Özgür Erhun, bugünkü AKP rejiminin işçilere karşı sermayeyi koruma kalkanı olarak çalıştığını söylüyor. Geniş tanımlı işsizliğin yüzde 27’ye, genç işsizliğinin ise yüzde 36’ya çıkmış olmasını da sermayeyi ve patronu koruma sürecinin parçası olarak görüyor.
Erhun’un işçilerin hakları konusunda ifade ettiği birçok önemli başlığın yanında sendikalara ilişkin “Sendikalaşma hakkı sadece bir tüzel kişilik oluşturma süreci değildir” ifadeleri, toplu sözleşme ve grev hakkının garanti altına alınmamış olmasının sendikal örgütlülüğü nasıl dayanaklarından yoksun hale getirdiğini de gözler önüne serdi. Bu noktada yüzde 1 barajıyla sendikalaşma hakkının nasıl kesintiye uğratıldığına ilişkin çarpıcı birkaç örneği de Erhun’dan duyduk. Panelden bir gün önce yine Akhisar’daki Evrensel Gazetesi Dayanışma Konseri’nin girişinde imzaladığımız “Barajsız Sendika, Yasaksız Grev, Güvenceli İş” başlıklı imza metnini ve yasa tasarısı hazırlığını hatırlattı bu bize.

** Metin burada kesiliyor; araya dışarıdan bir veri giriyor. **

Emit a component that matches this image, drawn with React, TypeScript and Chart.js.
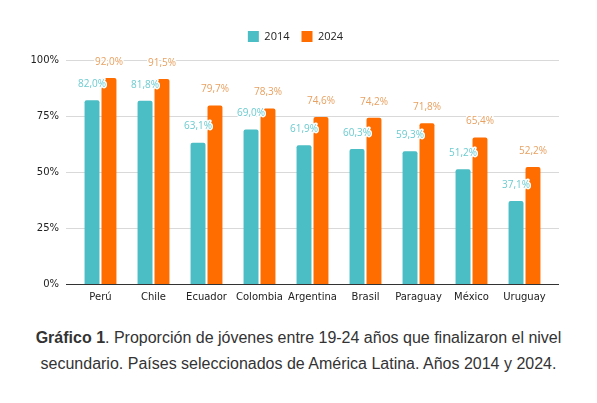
import React, { useEffect, useRef } from "react";
import { Chart, registerables } from "chart.js";

Chart.register(...registerables);

const categories = ["Perú", "Chile", "Ecuador", "Colombia", "Argentina", "Brasil", "Paraguay", "México", "Uruguay"];
const values2014 = [82.0, 81.8, 63.1, 69.0, 61.9, 60.3, 59.3, 51.2, 37.1];
const values2024 = [92.0, 91.5, 79.7, 78.3, 74.6, 74.2, 71.8, 65.4, 52.2];
const yTicks = [0, 25, 50, 75, 100];

const TEAL = "#4bbdc4";
const ORANGE = "#ff6d00";
const LABEL_COLORS = ["#6ccbd0", "#e8a060"];
const GRID_EXT = 8;

const legendSpacer = {
  id: "legendSpacer",
  beforeInit(chart: any) {
    const legend = chart.legend;
    if (!legend) return;
    const origFit = legend.fit;
    legend.fit = function () {
      origFit.call(this);
      this.height += 8;
    };
  },
};

const gridPlugin = {
  id: "extGrid",
  beforeDatasetsDraw(chart: any) {
    const ctx = chart.ctx;
    const ys = chart.scales.y;
    const area = chart.chartArea;
    ctx.save();
    ctx.lineWidth = 1;
    yTicks.forEach((v) => {
      const py = Math.round(ys.getPixelForValue(v)) + 0.5;
      ctx.strokeStyle = v === 0 ? "#333333" : "#d9d9d9";
      ctx.beginPath();
      ctx.moveTo(area.left - GRID_EXT, py);
      ctx.lineTo(area.right + GRID_EXT, py);
      ctx.stroke();
    });
    ctx.restore();
  },
};

const labelPlugin = {
  id: "valueLabels",
  afterDatasetsDraw(chart: any) {
    const ctx = chart.ctx;
    ctx.save();
    ctx.font = "10px 'Open Sans', sans-serif";
    ctx.textAlign = "center";
    ctx.textBaseline = "bottom";
    chart.data.datasets.forEach((ds: any, di: number) => {
      const meta = chart.getDatasetMeta(di);
      meta.data.forEach((bar: any, i: number) => {
        const v = ds.data[i] as number;
        const txt = v.toFixed(1).replace(".", ",") + "%";
        const x = bar.x;
        const y = bar.y - 11;
        ctx.lineWidth = 3;
        ctx.strokeStyle = "#ffffff";
        ctx.lineJoin = "round";
        ctx.strokeText(txt, x, y);
        ctx.fillStyle = LABEL_COLORS[di];
        ctx.fillText(txt, x, y);
      });
    });
    ctx.restore();
  },
};

export default function App() {
  const ref = useRef<HTMLCanvasElement>(null);
  useEffect(() => {
    if (!ref.current) return;
    const chart = new Chart(ref.current, {
      type: "bar",
      data: {
        labels: categories,
        datasets: [
          { label: "2014", data: values2014, backgroundColor: TEAL, borderRadius: 2, borderSkipped: "bottom" },
          { label: "2024", data: values2024, backgroundColor: ORANGE, borderRadius: 2, borderSkipped: "bottom" },
        ],
      },
      options: {
        responsive: false,
        animation: false,
        devicePixelRatio: 1,
        layout: { padding: { left: 0, right: 6, top: 19, bottom: 0 } },
        datasets: { bar: { categoryPercentage: 0.64, barPercentage: 0.88 } },
        plugins: {
          legend: {
            position: "top",
            labels: {
              boxWidth: 11,
              boxHeight: 11,
              color: "#222",
              font: { family: "'Open Sans', sans-serif", size: 11 },
              padding: 12,
            },
          },
          tooltip: { enabled: false },
        },
        scales: {
          x: {
            grid: { display: false, drawTicks: false },
            border: { display: false },
            ticks: { color: "#222", font: { family: "'DejaVu Sans', sans-serif", size: 10 }, padding: 7, maxRotation: 0 },
          },
          y: {
            min: 0,
            max: 100,
            afterBuildTicks: (axis: any) => {
              axis.ticks = yTicks.map((v) => ({ value: v }));
            },
            afterFit: (axis: any) => {
              axis.width = 74;
            },
            grid: { display: false, drawTicks: false },
            border: { display: false },
            ticks: {
              color: "#222",
              font: { family: "'DejaVu Sans', sans-serif", size: 10 },
              padding: 15,
              callback: (v: any) => v + "%",
            },
          },
          yRight: {
            position: "right",
            display: true,
            grid: { display: false, drawTicks: false },
            border: { display: false },
            ticks: { display: false },
            afterFit: (axis: any) => {
              axis.width = 40;
            },
          },
        },
      },
      plugins: [legendSpacer, gridPlugin, labelPlugin],
    } as any);
    return () => chart.destroy();
  }, []);

  return (
    <div style={{ position: "fixed", left: 0, top: 0, width: 597, height: 403, background: "#fff" }}>
      <canvas ref={ref} width={597} height={310} style={{ position: "absolute", left: 0, top: 0 }} />
      <div
        style={{
          position: "absolute",
          left: 0,
          top: 325,
          width: 597,
          textAlign: "center",
          fontFamily: "'Liberation Sans', Arial, sans-serif",
          fontSize: 16,
          lineHeight: "26px",
          color: "#333",
        }}
      >
        <b>Gráfico 1</b>. Proporción de jóvenes entre 19-24 años que finalizaron el nivel
        <br />
        secundario. Países seleccionados de América Latina. Años 2014 y 2024.
      </div>
    </div>
  );
}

Patronların sendikal yetkilere itirazlarının sendikalaşma sürecini temelsiz bir şekilde uzattığına ve sendikal tazminatın sendikal hakkı budamak ve iş güvencesini sekteye uğratmak üzere kullanıldığına ilişkin anlatımları biz özetle bir cümleye sığdırmaya çalışsak da Erhun, yalın ve adım adım bir anlatımla süreci aktardı. Geçtiğimiz aylarda birden fazla işyerinde işçilerin birliği ve iradesiyle delinip geçilen grev yasaklarının grev ertelemesi kılıfıyla nasıl sunulduğunu da öğrendi katılımcılar Erhun’dan.

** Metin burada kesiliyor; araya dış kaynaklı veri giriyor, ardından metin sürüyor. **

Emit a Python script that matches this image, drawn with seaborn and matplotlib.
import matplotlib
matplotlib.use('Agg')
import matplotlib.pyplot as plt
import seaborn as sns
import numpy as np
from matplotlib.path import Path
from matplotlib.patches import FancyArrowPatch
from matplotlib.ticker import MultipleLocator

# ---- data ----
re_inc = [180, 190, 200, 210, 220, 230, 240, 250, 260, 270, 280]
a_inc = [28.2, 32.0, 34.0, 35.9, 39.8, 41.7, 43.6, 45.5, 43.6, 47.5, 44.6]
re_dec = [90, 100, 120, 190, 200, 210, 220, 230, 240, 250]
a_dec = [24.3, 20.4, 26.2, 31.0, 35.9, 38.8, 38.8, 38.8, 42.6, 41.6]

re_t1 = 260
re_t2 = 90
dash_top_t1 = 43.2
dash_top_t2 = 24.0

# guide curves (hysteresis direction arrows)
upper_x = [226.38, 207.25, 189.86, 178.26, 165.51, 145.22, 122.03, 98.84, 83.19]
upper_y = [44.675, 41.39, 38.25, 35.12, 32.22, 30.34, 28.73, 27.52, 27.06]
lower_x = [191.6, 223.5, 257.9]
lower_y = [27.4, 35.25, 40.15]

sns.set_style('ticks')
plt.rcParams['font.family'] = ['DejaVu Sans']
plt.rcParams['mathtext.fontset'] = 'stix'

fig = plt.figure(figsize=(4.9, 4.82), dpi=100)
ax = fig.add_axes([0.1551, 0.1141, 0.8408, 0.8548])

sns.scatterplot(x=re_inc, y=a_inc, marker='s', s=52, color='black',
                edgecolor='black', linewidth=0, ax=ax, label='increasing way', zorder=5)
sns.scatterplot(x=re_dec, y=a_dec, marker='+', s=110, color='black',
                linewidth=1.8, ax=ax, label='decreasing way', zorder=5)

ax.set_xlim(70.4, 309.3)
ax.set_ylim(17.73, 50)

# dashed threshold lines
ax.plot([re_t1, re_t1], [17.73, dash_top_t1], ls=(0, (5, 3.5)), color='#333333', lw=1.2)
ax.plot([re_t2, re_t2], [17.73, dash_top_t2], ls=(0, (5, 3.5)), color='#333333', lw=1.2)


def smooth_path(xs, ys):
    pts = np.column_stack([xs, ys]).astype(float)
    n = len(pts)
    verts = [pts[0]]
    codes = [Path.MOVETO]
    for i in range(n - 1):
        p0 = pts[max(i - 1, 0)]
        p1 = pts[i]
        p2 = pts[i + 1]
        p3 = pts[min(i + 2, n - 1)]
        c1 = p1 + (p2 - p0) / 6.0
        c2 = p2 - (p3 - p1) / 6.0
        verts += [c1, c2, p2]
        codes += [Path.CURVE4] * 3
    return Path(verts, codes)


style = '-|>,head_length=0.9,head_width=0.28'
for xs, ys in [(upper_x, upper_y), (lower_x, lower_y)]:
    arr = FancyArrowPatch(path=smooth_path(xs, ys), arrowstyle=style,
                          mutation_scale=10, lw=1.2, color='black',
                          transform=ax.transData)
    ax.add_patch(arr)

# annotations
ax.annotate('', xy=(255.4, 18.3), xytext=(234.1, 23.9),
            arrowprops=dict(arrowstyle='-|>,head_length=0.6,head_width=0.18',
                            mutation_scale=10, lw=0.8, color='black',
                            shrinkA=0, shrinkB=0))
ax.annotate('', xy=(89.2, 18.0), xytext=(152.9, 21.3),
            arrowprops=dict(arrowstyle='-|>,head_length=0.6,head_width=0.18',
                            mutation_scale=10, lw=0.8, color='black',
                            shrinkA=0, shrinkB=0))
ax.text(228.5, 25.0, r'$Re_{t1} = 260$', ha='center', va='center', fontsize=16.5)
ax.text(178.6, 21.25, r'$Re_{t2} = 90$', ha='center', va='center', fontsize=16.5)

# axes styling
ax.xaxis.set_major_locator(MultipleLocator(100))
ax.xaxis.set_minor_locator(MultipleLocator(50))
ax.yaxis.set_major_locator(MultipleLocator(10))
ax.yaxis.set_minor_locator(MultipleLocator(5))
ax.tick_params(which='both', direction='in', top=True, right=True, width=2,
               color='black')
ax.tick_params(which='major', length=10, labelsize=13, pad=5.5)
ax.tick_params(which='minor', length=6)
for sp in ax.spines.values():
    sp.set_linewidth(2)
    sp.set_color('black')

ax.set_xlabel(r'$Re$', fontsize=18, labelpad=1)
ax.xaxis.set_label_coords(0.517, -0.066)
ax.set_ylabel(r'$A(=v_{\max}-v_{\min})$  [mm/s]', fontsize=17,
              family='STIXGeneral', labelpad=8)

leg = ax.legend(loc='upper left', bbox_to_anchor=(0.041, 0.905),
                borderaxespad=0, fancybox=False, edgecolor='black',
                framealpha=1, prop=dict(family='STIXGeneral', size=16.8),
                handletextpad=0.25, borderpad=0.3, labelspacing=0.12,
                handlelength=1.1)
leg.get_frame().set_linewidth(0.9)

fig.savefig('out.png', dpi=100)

Serkan Öngel, işçi sınıfının bölünmüşlüğüne karşı birlik olmanın önemine işaret etti
Doç. Dr. Serkan Öngel’in sunumunda ise patronların bütün hukuki ve örgütsel araçları nasıl işlettiğini, güncel anlamda da hangi sermaye araçlarının ne biçimlerde kullanıldığını sıkça işittik. Hoca, hocalığını yaptı. İyi de yaptı. Türkiye’de “Yatırım Ortamını İyileştirme Koordinasyon Kurulu”nun ne iş yaptığını, dünya çapında “Yatırım Danışma Konseyi”nin işlevlerinin bir kısmını ve işin özünü de öğrenmiş olduk. “Yatırımın iyileşmesi deyince sermaye ne anlar, öğrenmek isterseniz, girin bunların sitelerine, bakın bakalım ne diyorlar” diyor hoca. Biz notumuzu aldık.

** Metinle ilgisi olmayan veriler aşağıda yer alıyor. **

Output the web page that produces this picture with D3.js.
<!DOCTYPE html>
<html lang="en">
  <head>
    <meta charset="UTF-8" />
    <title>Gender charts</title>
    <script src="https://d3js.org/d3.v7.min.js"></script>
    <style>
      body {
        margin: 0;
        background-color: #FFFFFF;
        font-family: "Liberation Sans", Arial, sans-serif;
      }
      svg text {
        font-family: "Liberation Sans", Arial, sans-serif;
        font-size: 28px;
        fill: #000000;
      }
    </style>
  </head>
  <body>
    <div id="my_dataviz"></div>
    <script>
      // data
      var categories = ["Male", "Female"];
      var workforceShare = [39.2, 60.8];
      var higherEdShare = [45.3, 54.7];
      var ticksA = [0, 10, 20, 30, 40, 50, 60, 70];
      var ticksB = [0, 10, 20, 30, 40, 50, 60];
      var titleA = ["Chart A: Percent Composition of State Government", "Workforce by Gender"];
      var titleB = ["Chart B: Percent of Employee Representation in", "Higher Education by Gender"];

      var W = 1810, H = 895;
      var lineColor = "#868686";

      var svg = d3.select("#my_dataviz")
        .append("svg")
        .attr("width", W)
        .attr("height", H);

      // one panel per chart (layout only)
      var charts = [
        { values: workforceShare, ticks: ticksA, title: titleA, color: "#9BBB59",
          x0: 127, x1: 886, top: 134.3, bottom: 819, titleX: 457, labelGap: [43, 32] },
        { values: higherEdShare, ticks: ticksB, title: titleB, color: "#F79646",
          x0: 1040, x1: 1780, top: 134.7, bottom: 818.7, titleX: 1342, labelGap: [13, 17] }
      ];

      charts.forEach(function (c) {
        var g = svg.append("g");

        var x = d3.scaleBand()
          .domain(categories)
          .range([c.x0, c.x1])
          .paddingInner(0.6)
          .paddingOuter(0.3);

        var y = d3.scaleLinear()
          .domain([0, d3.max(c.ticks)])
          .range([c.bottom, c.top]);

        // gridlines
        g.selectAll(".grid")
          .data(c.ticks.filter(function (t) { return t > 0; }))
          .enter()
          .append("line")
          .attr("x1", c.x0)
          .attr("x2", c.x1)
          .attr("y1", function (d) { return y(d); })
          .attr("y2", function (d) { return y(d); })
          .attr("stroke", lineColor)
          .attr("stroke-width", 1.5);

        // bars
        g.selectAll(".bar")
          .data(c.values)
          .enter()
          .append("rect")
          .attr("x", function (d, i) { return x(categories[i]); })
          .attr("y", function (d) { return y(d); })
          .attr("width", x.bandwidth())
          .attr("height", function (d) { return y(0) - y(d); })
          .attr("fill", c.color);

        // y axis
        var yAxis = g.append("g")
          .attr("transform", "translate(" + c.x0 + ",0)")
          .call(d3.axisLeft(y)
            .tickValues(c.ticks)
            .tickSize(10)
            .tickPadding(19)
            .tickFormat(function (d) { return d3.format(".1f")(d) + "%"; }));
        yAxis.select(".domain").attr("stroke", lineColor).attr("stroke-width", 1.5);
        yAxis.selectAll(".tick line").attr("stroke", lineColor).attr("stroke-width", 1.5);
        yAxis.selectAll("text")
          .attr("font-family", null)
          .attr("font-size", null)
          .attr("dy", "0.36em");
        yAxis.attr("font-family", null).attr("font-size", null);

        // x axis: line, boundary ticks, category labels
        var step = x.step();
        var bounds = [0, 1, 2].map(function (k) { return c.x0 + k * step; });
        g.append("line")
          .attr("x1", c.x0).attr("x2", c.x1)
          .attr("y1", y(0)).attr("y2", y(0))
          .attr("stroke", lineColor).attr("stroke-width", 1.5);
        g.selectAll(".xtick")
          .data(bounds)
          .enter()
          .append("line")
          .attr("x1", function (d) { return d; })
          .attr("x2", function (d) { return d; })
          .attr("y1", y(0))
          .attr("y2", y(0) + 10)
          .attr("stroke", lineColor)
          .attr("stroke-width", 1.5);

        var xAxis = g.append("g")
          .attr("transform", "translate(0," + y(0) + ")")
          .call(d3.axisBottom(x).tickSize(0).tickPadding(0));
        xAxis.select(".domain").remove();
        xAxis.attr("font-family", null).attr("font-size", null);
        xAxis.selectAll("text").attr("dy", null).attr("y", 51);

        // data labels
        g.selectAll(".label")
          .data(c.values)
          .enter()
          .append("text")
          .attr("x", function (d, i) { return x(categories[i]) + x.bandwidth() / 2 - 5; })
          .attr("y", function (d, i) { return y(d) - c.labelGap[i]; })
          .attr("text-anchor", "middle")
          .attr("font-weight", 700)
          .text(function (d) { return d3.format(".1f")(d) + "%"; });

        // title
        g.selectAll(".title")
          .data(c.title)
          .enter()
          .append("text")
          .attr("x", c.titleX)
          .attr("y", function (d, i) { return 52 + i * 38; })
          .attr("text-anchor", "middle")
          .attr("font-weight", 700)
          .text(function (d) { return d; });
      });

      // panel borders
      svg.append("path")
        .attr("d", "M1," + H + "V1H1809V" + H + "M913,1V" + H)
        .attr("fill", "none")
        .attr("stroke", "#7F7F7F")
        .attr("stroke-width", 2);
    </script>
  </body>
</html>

Özgür Erhun’un bıraktığı yerden işaret ettiği önemli bir nokta daha var. “Türkiye, dünyada sendikal hak ihlallerinin en çok olduğu ilk 10 ülke arasında yer alıyor.”
İşçi sınıfının farklı biçimler altında parçalandığına işaret ederken bu bölünmüşlüğün farklı biçimlerini de şöyle sıralıyor: “MESEM (Mesleki Eğitim Merkezi), Toplum Yararına Çalışma, Stajyerlik vs”. Bu noktada geçmişten bu yana gelen mücadele deneyimlerinin belli düzeylerde kesintiye uğradığı ancak grev yasaklarını aşan bir irade ortaya koyan Birleşik Metal İş üyesi işçilerin belli bir eşiği aşmaya katkı sağladığı vurgulandı.
İşçi sınıfının parçalanmışlığına işaret eden mesleki ayrımların, grupçu ayrımların suni olduğunu belirten Öngel, işçilerin biz duygusunu büyütmesi gerektiğini ve işçilerin demokratik birliğini korumayı hedefleyen bir sendikal anlayışın, birlik anlayışının kurulması gerektiğini de ekledi.
Eylemlere işçilerin katılma biçimine ilişkinse Öngel, “Gündüz işte, gece direnişte” sloganıyla temsil edilen mücadele biçiminin sınırlarını aşamazsak mücadelemizin başarıyı yakalayamaması muhtemeldir, şeklinde özetleyebileceğimiz bir vurgu yapıyor. Bu noktanın Gezi eylemleri de dâhil geçen süreçte mücadelenin önemli çıtalarından biri olduğu fikrine katılıyoruz.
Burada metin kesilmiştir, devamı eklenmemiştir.